7 Unexpected Uses for Honey

By Sarah Winfrey on 18 August 2015 0 comments

Honey is a lot more than just a sweet treat. It has uses ranging from medicinal to athletic, all of which are rather unexpected when you're used to just eating the stuff. Sure, we can keep it in our kitchens (and, seriously, who wouldn't want to do that?), but we can also put it in our medicine cabinets and our gym bags.

Intrigued? Here are some ways you can use honey for health and performance.

1. Boost Athletic Performance

Better performance in endurance athletics — no matter your sport — depends a lot on carbohydrate consumption. You can supplement with expensive glucose formulas, or you can consume honey. Because honey contains a mixture of various natural sugars, it provides your body with the energy it needs to go the distance.

2. Fight Germs

Honey helps sterilize wounds, which seems to indicate that it has bacteria-fighting properties. In non-sterile wounds treated with honey, the area becomes sterile after about a week. Honey is probably as good or better than more common wound treatments, and it is entirely natural. The only time you don't want to use honey is when the wound is deep or serious — in these cases, it can slow down your healing. But for normal, everyday injuries, it might be one of the best treatments available.

3. Heal Burns

Honey seems to help burns heal faster.

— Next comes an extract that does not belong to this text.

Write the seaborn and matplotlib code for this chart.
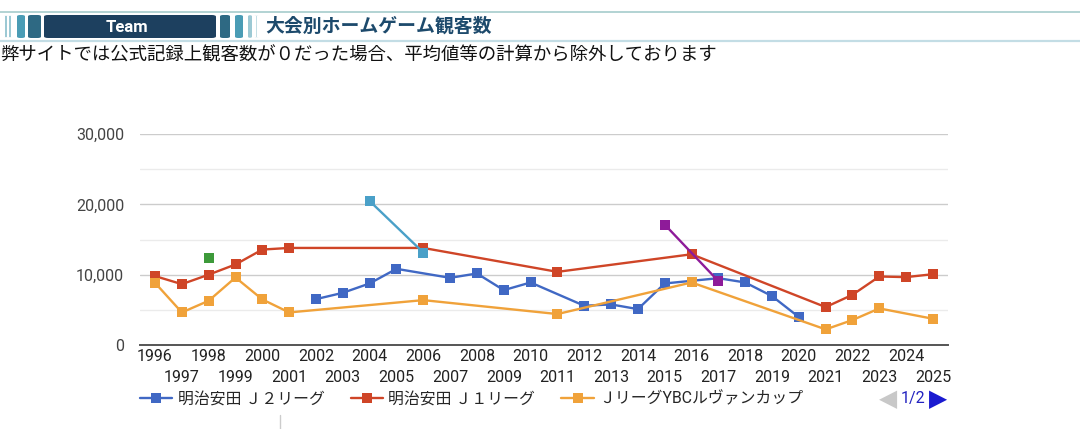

Superficial burns are less inflamed and less likely to get infected when honey is part of the treatment. While you never want to try to treat a bad burn by yourself, you can use honey on the less serious ones as part of your treatment regimen. A sunburn might be a great place to try this out, if you happen to get one more before summer is over.

4. Soothe a Hangover

When you drink too much, then realize you'd like to avoid a hangover, most people will tell you to consume a lot of water. That's excellent advice, and I'll go a step farther: Add some honey to it. Because honey is high in fructose, it will help you metabolize alcohol faster. Yes, anything high in fructose will help, but honey is easy, sweet, and can mix well in the water you know you need to drink.

5. Ease Seasonal Allergies

Some people find that honey relieves seasonal allergy symptoms. This is somewhat controversial, but many people swear by it, and some studies seem to support its use. If you try this, make sure you are eating raw, local honey. This will still contain the pollen found in your area which, as the theory goes, will desensitize you to it, over time. The pollen is removed from non-raw honey, so it won't have much of an effect.

6. Get Things... Moving

Constipation sucks. Not only is it uncomfortable, but the medications that are supposed to relieve it can cause equal discomfort. Instead, try some honey. Mix two tablespoons with some water (or take it straight, if you prefer). Many folks find that it keeps them regular and/or helps relieve constipation when that strikes.

7. Improve Your Sleep

If you struggle with insomnia — whether you can't get to sleep, wake up for a while in the night, or wake up super early — honey can help you rest. A lot of insomnia is caused by low blood glucose, even if you aren't aware of feeling hungry, and honey can help your body get the glycogen it needs if your own stores get depleted. In addition, honey can help your brain produce tryptophan, which will also help you sleep.

Do you use honey in an unusual way? What's your honey secret?